00lunedì 31 ottobre 2005 10:05
La Climamio domina la rivincita della Supercoppa


31/10/2005 08:28


- Unità -

Nel piccolo (per la Rai) mondo dei canestri, in realtà uno sport che cresce nei numeri, prende medaglie, sperimenta il futuro (l’istant replay e ora il precision time), azzecca qualche congiuntivo e lascia la violenza fuori dai palasport, c’è un asse che nel corso degli anni e dei risultati è diventato perno, rivalità. Insomma, una «classica» del campionato.

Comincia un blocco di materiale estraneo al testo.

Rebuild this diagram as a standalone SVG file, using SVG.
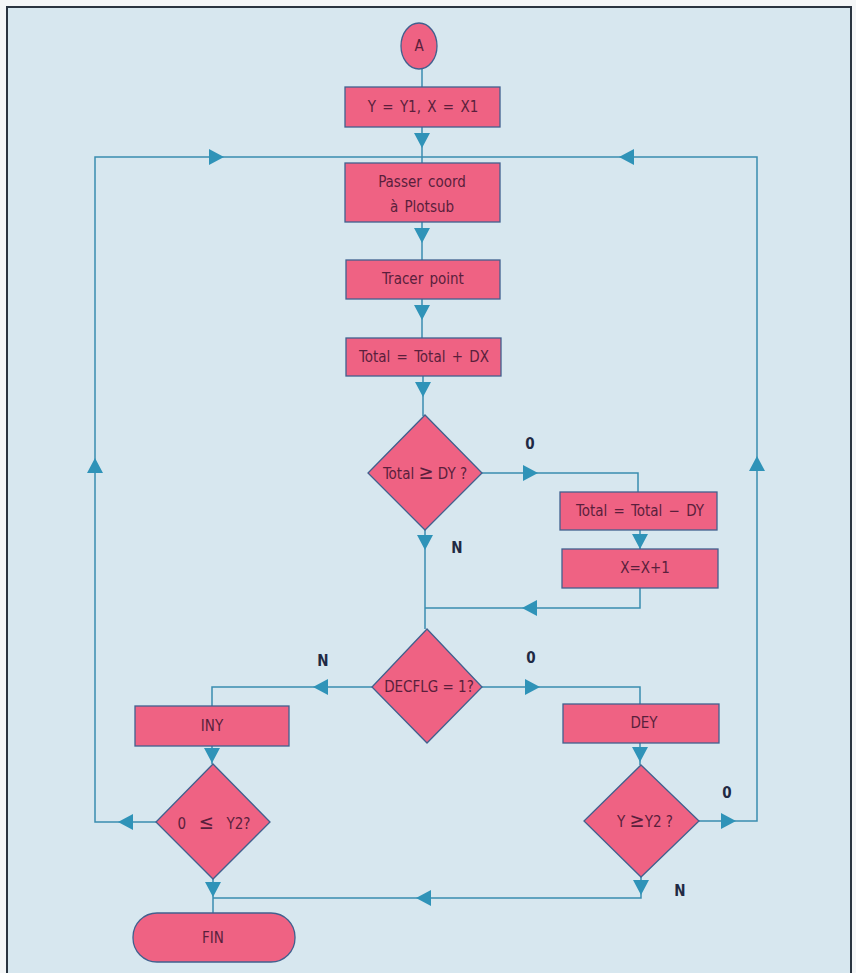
<svg xmlns="http://www.w3.org/2000/svg" width="856" height="973" viewBox="0 0 856 973">
<style>
.bg{fill:#d7e7ef}
.frame{fill:none;stroke:#2a3440;stroke-width:2}
.node{fill:#ef6283;stroke:#41608e;stroke-width:1.3}
.t{font-family:"DejaVu Sans Condensed","Liberation Sans",sans-serif;font-size:15px;word-spacing:2px;fill:#5a1f3c;text-anchor:middle}
.big{font-size:20px}
.lbl{font-family:"DejaVu Sans Condensed","Liberation Sans",sans-serif;font-size:15px;font-weight:bold;fill:#1f2a44;text-anchor:middle}
.c{fill:none;stroke:#3a8db0;stroke-width:1.5}
.ah{fill:#2f93b8}
</style>
<defs>
<path id="ar" d="M-7,-8 L8,0 L-7,8 Z"/>
</defs>
<rect x="0" y="0" width="856" height="973" fill="#f4f6f7"/>
<rect class="bg" x="7" y="7" width="844" height="980"/>
<rect class="frame" x="7" y="7" width="844" height="980"/>

<g id="connectors">
<path class="c" d="M422,68 V87"/>
<path class="c" d="M422,127 V163"/>
<path class="c" d="M422,222 V260"/>
<path class="c" d="M422,299 V338"/>
<path class="c" d="M423,376 V416"/>
<path class="c" d="M482,473 H638 V492"/>
<path class="c" d="M640,530 V549"/>
<path class="c" d="M640,588 V608 H425"/>
<path class="c" d="M425,530 V629"/>
<path class="c" d="M372,687 H212 V706"/>
<path class="c" d="M212,746 V764"/>
<path class="c" d="M156,822 H95 V157 H422"/>
<path class="c" d="M213,879 V913"/>
<path class="c" d="M482,687 H640 V704"/>
<path class="c" d="M640,743 V765"/>
<path class="c" d="M699,821 H757 V157 H422"/>
<path class="c" d="M641,877 V898 H213"/>
<g class="ah">
<use href="#ar" transform="translate(422,140) rotate(90)"/>
<use href="#ar" transform="translate(422,235) rotate(90)"/>
<use href="#ar" transform="translate(422,312) rotate(90)"/>
<use href="#ar" transform="translate(423,389) rotate(90)"/>
<use href="#ar" transform="translate(530,473)"/>
<use href="#ar" transform="translate(640,541) rotate(90)"/>
<use href="#ar" transform="translate(530,608) rotate(180)"/>
<use href="#ar" transform="translate(425,542) rotate(90)"/>
<use href="#ar" transform="translate(321,687) rotate(180)"/>
<use href="#ar" transform="translate(532,687)"/>
<use href="#ar" transform="translate(212,755) rotate(90)"/>
<use href="#ar" transform="translate(640,754) rotate(90)"/>
<use href="#ar" transform="translate(126,822) rotate(180)"/>
<use href="#ar" transform="translate(728,821)"/>
<use href="#ar" transform="translate(213,889) rotate(90)"/>
<use href="#ar" transform="translate(641,887) rotate(90)"/>
<use href="#ar" transform="translate(424,898) rotate(180)"/>
<use href="#ar" transform="translate(95,466) rotate(-90)"/>
<use href="#ar" transform="translate(757,464) rotate(-90)"/>
<use href="#ar" transform="translate(216,157)"/>
<use href="#ar" transform="translate(627,157) rotate(180)"/>
</g>
<text class="lbl" x="530" y="449">0</text>
<text class="lbl" x="457" y="553">N</text>
<text class="lbl" x="323" y="666">N</text>
<text class="lbl" x="531" y="663">0</text>
<text class="lbl" x="727" y="798">0</text>
<text class="lbl" x="680" y="896">N</text>
</g>

<g id="startA">
<ellipse class="node" cx="419" cy="46" rx="18" ry="23"/>
<text class="t" x="419" y="51">A</text>
</g>
<g id="init">
<rect class="node" x="345" y="87" width="155" height="40"/>
<text class="t" x="423" y="112">Y = Y1, X = X1</text>
</g>
<g id="passer">
<rect class="node" x="345" y="163" width="155" height="59"/>
<text class="t" x="422" y="187">Passer coord</text>
<text class="t" x="422" y="212">à Plotsub</text>
</g>
<g id="tracer">
<rect class="node" x="346" y="260" width="154" height="39"/>
<text class="t" x="423" y="284">Tracer point</text>
</g>
<g id="totalplus">
<rect class="node" x="346" y="338" width="155" height="38"/>
<text class="t" x="424" y="362">Total = Total + DX</text>
</g>
<g id="dec1">
<path class="node" d="M425,415 L482,473 L425,530 L368,473 Z"/>
<text class="t" x="425" y="479" style="word-spacing:0">Total <tspan class="big">≥</tspan> DY ?</text>
</g>
<g id="totalminus">
<rect class="node" x="560" y="492" width="157" height="38"/>
<text class="t" x="640" y="516">Total = Total − DY</text>
</g>
<g id="xinc">
<rect class="node" x="562" y="549" width="156" height="39"/>
<text class="t" x="645" y="573">X=X+1</text>
</g>
<g id="dec2">
<path class="node" d="M427,629 L482,687 L427,743 L372,687 Z"/>
<text class="t" x="429" y="692" style="word-spacing:0">DECFLG = 1?</text>
</g>
<g id="iny">
<rect class="node" x="135" y="706" width="154" height="40"/>
<text class="t" x="212" y="731">INY</text>
</g>
<g id="dey">
<rect class="node" x="563" y="704" width="156" height="39"/>
<text class="t" x="644" y="728">DEY</text>
</g>
<g id="dec3">
<path class="node" d="M213,764 L270,822 L213,879 L156,822 Z"/>
<text class="t" x="214" y="829" xml:space="preserve">0  <tspan class="big">≤</tspan>  Y2?</text>
</g>
<g id="dec4">
<path class="node" d="M641,765 L699,821 L641,877 L584,821 Z"/>
<text class="t" x="645" y="827" style="word-spacing:0">Y <tspan class="big">≥</tspan>Y2 ?</text>
</g>
<g id="fin">
<rect class="node" x="133" y="913" width="162" height="49" rx="24" ry="24"/>
<text class="t" x="213" y="943">FIN</text>
</g>
</svg>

I giganti biancoverdi di Treviso contro quelli biancoblù di Bologna, la Fortitudo contro la Benetton.
Ieri si è consumato l’atto numero 75, all’ora di pranzo: qualche anno fa, non ere geologiche, la Fossa bolognese litigando con mamma Rai vergò un volantino che voleva essere polemico e paradossale, «Giocatele a mezzogiorno le partite». A ripensarci fa un certo effetto, a prescindere dai meriti di Sky che ci ha fatto una gemma nel palinsesto, e misura con precisione come siano cambiati i tempi e le cose della pallacanestro italiana. Erano pari, 37 vittorie a testa nella storia degli incontri tra l’Aquila e i Colori Uniti. Un equilibrio su cui i numeri hanno pure
scherzato: 5714 punti segnati per ciascuno, nemmeno col bisturi si scavava una patta del genere. Da ieri, però, e fino alla prossima volta in cui incroceranno i guantoni (17 novembre, al Palaverde, per lo stesso girone A di Eurolega), la Fortitudo ha una manciata di vantaggio sugli ormai amatissimi nemici della Marca. La squadra di Repesa ha vinto senza troppa
fatica: 81-73. La Benetton non ha mai messo il naso avanti, Bologna ha controllato per tre quarti (chiusi tutti avanti: 21-16, 42-35 e 61-56), poi nell’ultimo ha messo la freccia e ha sorpassato. La Climamio ringrazia il lavoro d’orchestra dei suoi musicisti, stavolta diretti da Nate Green, 14 punti da «tuttofare» del parquet: prendono ancora diverse stecche e spesso dimenticano lo spartito per perdersi nelle nebbie, ma nel cantiere c’è parecchia materia prima. Dall’altra parte Goree e Nicholas non sono bastati a bilanciare lo strapotere sotto canestro di Bologna, e Bargnani non è stato il vellutato demonio che ha demolito Roma.
Così la Fortitudo, che ha raccolto l’ultimo trofeo proprio contro la Benetton, la Supercoppa, si è messa in tasca anche la rivincita. È l’ultimo titolo che le due squadre, e le due società, hanno messo in bacheca negli ultimi anni. Da dieci anni, infatti, sono proprio loro, la Bologna di via San Felice e Treviso dei mecenati benettoniani, a dominare i canestri. Solo la grande Virtus di Messina, nel 2001, ha spezzato una continuità ad alto livello di due squadre che si specchiano nella feroce rivalità. Hanno proprietà antiche ed affezionate, il patron Seragnoli e la famiglia dei casual, sempre più rare in un ambiente che cannibalizza appartenenze e bacheche. Guardano da sempre anche al circensem, Fortitudo e Benetton, non limitandosi ad assemblare playmaker con pivot: hanno inventato, praticamente, il concetto di azienda applicato al basket. Marketing, comunicazione, palasport più simili ad arene americane che ad angusti e opachi catini italiani. E infine, grazie ad una rete di scout che è una specie di Bignami dei talenti, pescano gioielli dappertutto: non tutti diventano diamanti, ci sono state anche molte pietre grezze, ma il modello Udinese loro l’hanno inventato molto prima di Pozzo. Adesso sono anche accomunate dai Peter Pan italiani, Belinelli, Mancinelli e Bargnani, la meglio gioventù dei nostri canestri. Conservano, infine, le loro radici ruspanti. Una generazione di tifosi che sono cresciuti a srotolare gli stessi striscioni e mandarsi gli stessi vaffanculo, c’è gente che potrebbe contarsi i capelli grigi dalle opposte balaustre: quelli che mangiano salsicce e vino prima della partita, e in giro ce ne sono sempre meno.
Sono, come si dice, società modello. Ma non per questo rinunciano a darsele di santa ragione, la benzina sul fuoco sono il passato e il futuro a sgomitare per lo stesso osso. Specialmente all’ora di pranzo.